Viktorija Tokarjewa: "Der Pianist"


Was tut der erfolgreiche Pianist Igor Nikolajewitsch Mesjazew, 48, dessen Alltagskulissen eine unscheinbare Frau, Irina, die "wie ein Hocker" ist, eine wunderschöne, mit dem finsteren Unsympathler Jurij verheiratete Tochter namens Anja, und ein Gedichte schreibender, drogensüchtiger Nichtsnutz von Sohn, Alik, darstellen?

Richtig, er tritt oft im Ausland auf, steht allerdings während jedes Fluges Todesängste aus und fühlt sich zunehmend als Sklave seiner Begabung. Überdies macht sich eine gewisse Leere in seinem Inneren breit. Seine Dolmetscherin wartet vergeblich darauf, dass sich Igor in sie verliebt. Igor jedoch liebt seine Familie, so wie man alten Gewohnheiten unweigerlich verbunden ist: leidenschaftslos, pflichtbewusst, abgestumpft. Von seinen zahlreichen Auslandsreisen bringt er stets Berge von Geschenken mit, doch diesmal ist alles anders: Als Igor daheim ankommt, ist die Nachbarin soeben verstorben, es herrscht gedrückte Stimmung, und seiner Frau passt der neue Nerzmantel "wie ein Sattel einer Kuh". Man spürt schon, dass sich etwas Unheilvolles anbahnt ...

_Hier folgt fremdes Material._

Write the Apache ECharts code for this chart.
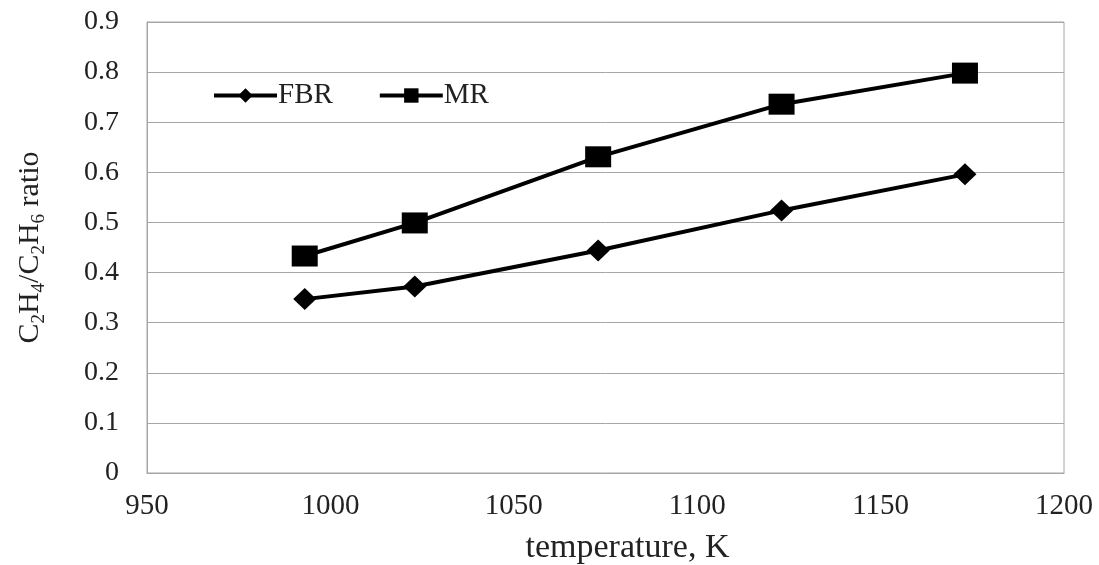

Den gut gemeinten Rat seiner Frau befolgend, fährt der berühmte Pianist bald darauf in ein Sanatorium. Und was tut er dort? Von gelegentlichen Gewissensbissen geplagt, ruft er zuhause an, übt sich im Weg- bzw. Überhören, wenn es um die Probleme seines Sohnes geht, der sich in der elterlichen Wohnung Heroin spritzt. Eines Abends stolpert Igor regelrecht über eine schrille Frauensperson, deren geschminkte Lippen sein Begehren entflammen. Jelena Gennadijewna, genannt Ljulja, die sich ihm kurzerhand im Schnee hingibt, ist mehrfach geschieden, Mutter einer Tochter und - eine Nobelhure, was der in diesen Dingen erstaunlich unerfahrene Pianist - offenbar hat er auf seinen vielen Konzerttourneen Verzicht geübt? - entweder tatsächlich nicht sehen kann oder nicht wahrhaben will. (Aussagen wie "Schließlich hatte er noch nie eine Frau mit geschminkten Lippen geküsst" wirken doch wirklich ein wenig unglaubwürdig!)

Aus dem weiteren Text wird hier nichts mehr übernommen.